BBC, CNBC, Forbes, and AP contributed to this report.
Bank and credit card stocks took a hit after President Donald Trump said he wants to put a lid on how much credit card companies can charge Americans to borrow.
In a post on Truth Social late Friday, Trump called for credit card interest rates to be capped at 10% for one year starting Jan. 20, 2026. That would slash rates roughly in half — the average US credit card interest rate currently sits around 20%. Trump didn’t explain how the cap would be enforced or whether it would pass legal muster, but markets reacted fast anyway.
Shares in banks and card companies slid in early trading Monday. Capital One sank about 7% and Synchrony Financial dropped roughly 8%, reflecting their heavy reliance on credit card lending. American Express fell around 4% to 5%, while Visa and Mastercard — which process payments but don’t lend money themselves — were each down more than 2%. Big banks like JPMorgan Chase, Citigroup and Bank of America also opened lower.
Even overseas lenders felt the ripple effect. Barclays, which has a sizable US credit card business, saw its shares fall about 3.5%.
Trump framed the idea as a way to protect consumers from what he called predatory pricing.
“We will no longer let the American Public be ‘ripped off’ by Credit Card Companies that are charging Interest Rates of 20 to 30%,” he wrote.
Speaking to reporters aboard Air Force One on Sunday, Trump went further, saying card companies would be “in violation of the law” if they didn’t comply.
The banking industry isn’t buying it. Trade groups warned that a hard cap would backfire, cutting off access to credit for millions of Americans.
“Capping rates would reduce credit availability and be devastating for millions of families and small businesses,” five US banking associations said in a joint statement.
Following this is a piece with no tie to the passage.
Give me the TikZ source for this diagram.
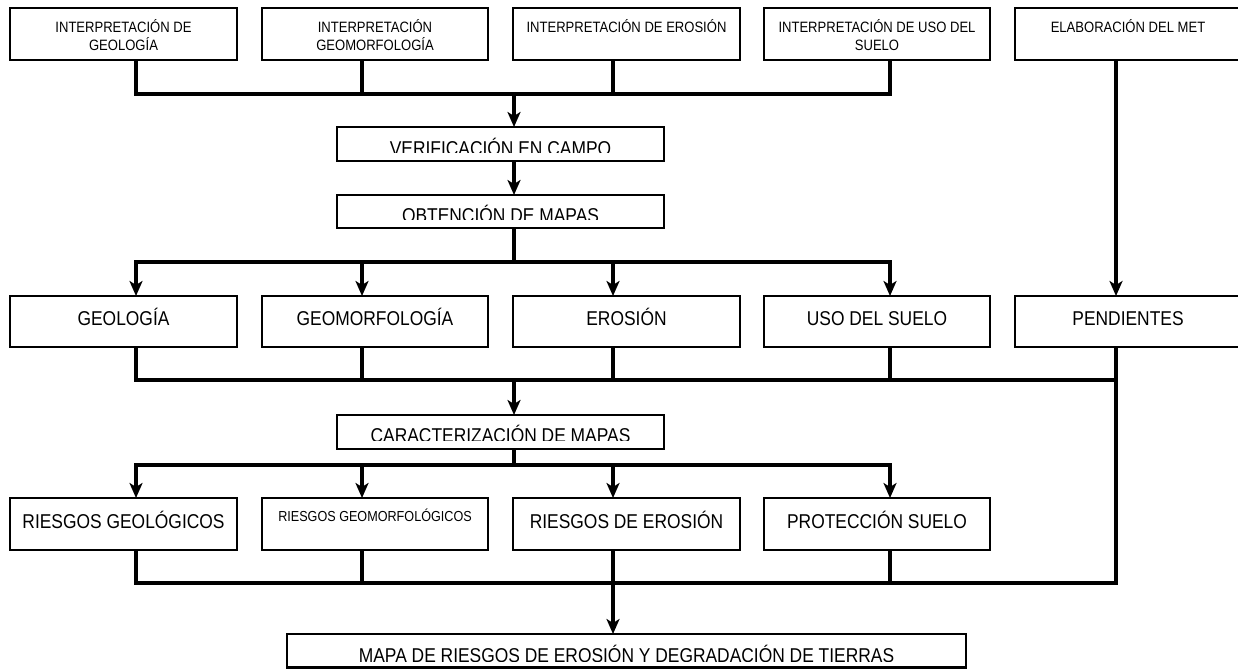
\documentclass[tikz,border=0pt]{standalone}
\usepackage{fontspec}
\setmainfont{Liberation Sans}[FakeStretch=0.87]
\usetikzlibrary{arrows.meta}
\newcommand{\szsmall}{\fontsize{15}{18}\selectfont}
\newcommand{\szmid}{\fontsize{14.5}{17}\selectfont}
\newcommand{\szbig}{\fontsize{20}{24}\selectfont}
\begin{document}
\begin{tikzpicture}[x=1pt,y=-1pt,
  box/.style={draw=black, line width=2.2pt, inner sep=0pt, outer sep=0pt, fill=white},
  conn/.style={line width=3.5pt, line join=miter},
  arr/.style={conn, -{Stealth[length=15pt,width=13pt,inset=4pt]}},
  lbl/.style={inner sep=0pt, outer sep=0pt, anchor=base},
  txtS/.style={lbl, font=\szsmall},
  txtM/.style={lbl, font=\szmid},
  txtL/.style={lbl, font=\szbig}]
\useasboundingbox (0,0) rectangle (1238,669);

% column and bus reference points
\coordinate (x1) at (136,0);
\coordinate (x2) at (362,0);
\coordinate (x3) at (613,0);
\coordinate (x4) at (890,0);
\coordinate (x5) at (1116,0);
\coordinate (bus1) at (514,94);
\coordinate (bus2) at (514,262);
\coordinate (bus3) at (514,380);
\coordinate (bus4) at (514,465);
\coordinate (bus5) at (613,583);

% row 1: interpretation boxes
\node[box, minimum width=227pt, minimum height=52pt] (b1) at (123.5,34) {};
\node[box, minimum width=226pt, minimum height=52pt] (b2) at (375,34) {};
\node[box, minimum width=227pt, minimum height=52pt] (b3) at (626.5,34) {};
\node[box, minimum width=226pt, minimum height=52pt] (b4) at (877,34) {};
\node[box, minimum width=226pt, minimum height=52pt] (b5) at (1128,34) {};
\node[txtS] (b1a) at (123.5,32.7) {INTERPRETACIÓN DE};
\node[txtS] (b1b) at (123.5,51) {GEOLOGÍA};
\node[txtS] (b2a) at (375,32.7) {INTERPRETACIÓN};
\node[txtS] (b2b) at (375,51) {GEOMORFOLOGÍA};
\node[txtS] (b3a) at (626.5,32.7) {INTERPRETACIÓN DE EROSIÓN};
\node[txtS] (b4a) at (877,32.7) {INTERPRETACIÓN DE USO DEL};
\node[txtS] (b4b) at (877,51) {SUELO};
\node[txtS] (b5a) at (1128,32.7) {ELABORACIÓN DEL MET};

% middle boxes
\node[box, minimum width=327pt, minimum height=34pt] (verif) at (500.5,144) {};
\node[box, minimum width=327pt, minimum height=33pt] (obten) at (500.5,211.5) {};
\node[box, minimum width=327pt, minimum height=34pt] (caract) at (500.5,432) {};
\node[box, minimum width=679pt, minimum height=33.5pt] (mapa) at (626.5,650.75) {};

\begin{scope}
  \clip (337,127) rectangle (664,152.6);
  \node[txtL] (verif-t) at (500.5,155.8) {VERIFICACIÓN EN CAMPO};
\end{scope}
\begin{scope}
  \clip (337,195) rectangle (664,219.6);
  \node[txtL] (obten-t) at (500.5,222.6) {OBTENCIÓN DE MAPAS};
\end{scope}
\begin{scope}
  \clip (337,415) rectangle (664,440);
  \node[txtL] (caract-t) at (500.5,442.6) {CARACTERIZACIÓN DE MAPAS};
\end{scope}
\begin{scope}
  \clip (287,634) rectangle (966,661);
  \node[txtL] (mapa-t) at (626.5,662.6) {MAPA DE RIESGOS DE EROSIÓN Y DEGRADACIÓN DE TIERRAS};
\end{scope}

% row 2: thematic maps
\node[box, minimum width=227pt, minimum height=51pt] (g1) at (123.5,321.5) {};
\node[box, minimum width=226pt, minimum height=51pt] (g2) at (375,321.5) {};
\node[box, minimum width=227pt, minimum height=51pt] (g3) at (626.5,321.5) {};
\node[box, minimum width=226pt, minimum height=51pt] (g4) at (877,321.5) {};
\node[box, minimum width=226pt, minimum height=51pt] (g5) at (1128,321.5) {};
\node[txtL] (g1t) at (123.5,325) {GEOLOGÍA};
\node[txtL] (g2t) at (375,325) {GEOMORFOLOGÍA};
\node[txtL] (g3t) at (626.5,325) {EROSIÓN};
\node[txtL] (g4t) at (877,325) {USO DEL SUELO};
\node[txtL] (g5t) at (1128,325) {PENDIENTES};

% row 3: risk maps
\node[box, minimum width=227pt, minimum height=52pt] (r1) at (123.5,524) {};
\node[box, minimum width=226pt, minimum height=52pt] (r2) at (375,524) {};
\node[box, minimum width=227pt, minimum height=52pt] (r3) at (626.5,524) {};
\node[box, minimum width=226pt, minimum height=52pt] (r4) at (877,524) {};
\node[txtL] (r1t) at (123.5,528) {RIESGOS GEOLÓGICOS};
\node[txtM] (r2t) at (375,521.7) {RIESGOS GEOMORFOLÓGICOS};
\node[txtL] (r3t) at (626.5,528) {RIESGOS DE EROSIÓN};
\node[txtL] (r4t) at (877,528) {PROTECCIÓN SUELO};

% row 1 -> field check
\draw[conn] (b1.south -| x1) |- (bus1) -| (b4.south -| x4);
\draw[conn] (b2.south -| x2) -- (x2 |- bus1);
\draw[conn] (b3.south -| x3) -- (x3 |- bus1);
\draw[arr] (bus1) -- (verif.north -| bus1);
\draw[arr] (verif.south -| bus1) -- (obten.north -| bus1);

% maps -> row 2
\draw[arr] (obten.south -| bus2) -- (bus2) -| (g1.north -| x1);
\draw[arr] (bus2) -| (g4.north -| x4);
\draw[arr] (x2 |- bus2) -- (g2.north -| x2);
\draw[arr] (x3 |- bus2) -- (g3.north -| x3);
\draw[arr] (b5.south -| x5) -- (g5.north -| x5);

% row 2 -> characterisation
\draw[conn] (g1.south -| x1) |- (bus3) -- (x5 |- bus3);
\draw[conn] (g2.south -| x2) -- (x2 |- bus3);
\draw[conn] (g3.south -| x3) -- (x3 |- bus3);
\draw[conn] (g4.south -| x4) -- (x4 |- bus3);
\draw[arr] (bus3) -- (caract.north -| bus3);

% characterisation -> row 3
\draw[arr] (caract.south -| bus4) -- (bus4) -| (r1.north -| x1);
\draw[arr] (bus4) -| (r4.north -| x4);
\draw[arr] (x2 |- bus4) -- (r2.north -| x2);
\draw[arr] (x3 |- bus4) -- (r3.north -| x3);

% row 3 and slopes -> final map
\draw[conn] (r1.south -| x1) |- (bus5) -| (g5.south -| x5);
\draw[conn] (r2.south -| x2) -- (x2 |- bus5);
\draw[conn] (r3.south -| x3) -- (x3 |- bus5);
\draw[conn] (r4.south -| x4) -- (x4 |- bus5);
\draw[arr] (bus5) -- (mapa.north -| bus5);
\end{tikzpicture}
\end{document}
They added that consumers could end up pushed toward “less regulated, more costly alternatives.”
Analysts echoed those concerns. Matt Britzman, senior equity analyst at Hargreaves Lansdown, said forcing rates down to 10% would “upend the basic economics of the industry.”
“Banks would likely respond by cutting credit limits, closing riskier accounts and scaling back rewards programs,” he said. “They simply couldn’t cover losses at that price point.”
That matters because nearly half of US households carried credit card debt in 2022, according to the Federal Reserve. Those households owed more than $6,000 on average, paying roughly $100 a month in interest at current rates.
The idea of capping credit card rates isn’t new — or purely partisan. It has drawn support from progressives like Sen. Bernie Sanders and populists aligned with Trump’s MAGA movement. Sanders and Sen. Josh Hawley introduced a bipartisan bill last year to cap rates at 10% for five years, but it has gone nowhere in Congress.
That’s the big question hanging over Trump’s proposal: how it would actually become law. The president doesn’t have the power to impose such caps on his own, and similar efforts have stalled on Capitol Hill. Any executive action would almost certainly face legal challenges from the banking industry, which has a strong track record of fighting regulation in court.
Democrats were quick to call Trump out. Sen. Elizabeth Warren said on X that talk alone won’t fix the problem.
“Begging credit card companies to play nice is a joke,” she wrote, accusing Trump of undercutting regulators like the Consumer Financial Protection Bureau rather than empowering them.
Adding to the mixed signals, the Trump administration last year moved to scrap a Biden-era rule that capped credit card late fees at $8, part of a broader crackdown on so-called “junk fees.”
For now, Trump’s rate cap remains more threat than policy. But even the suggestion was enough to rattle investors — and put the credit card industry on notice that Washington may be coming for its profits.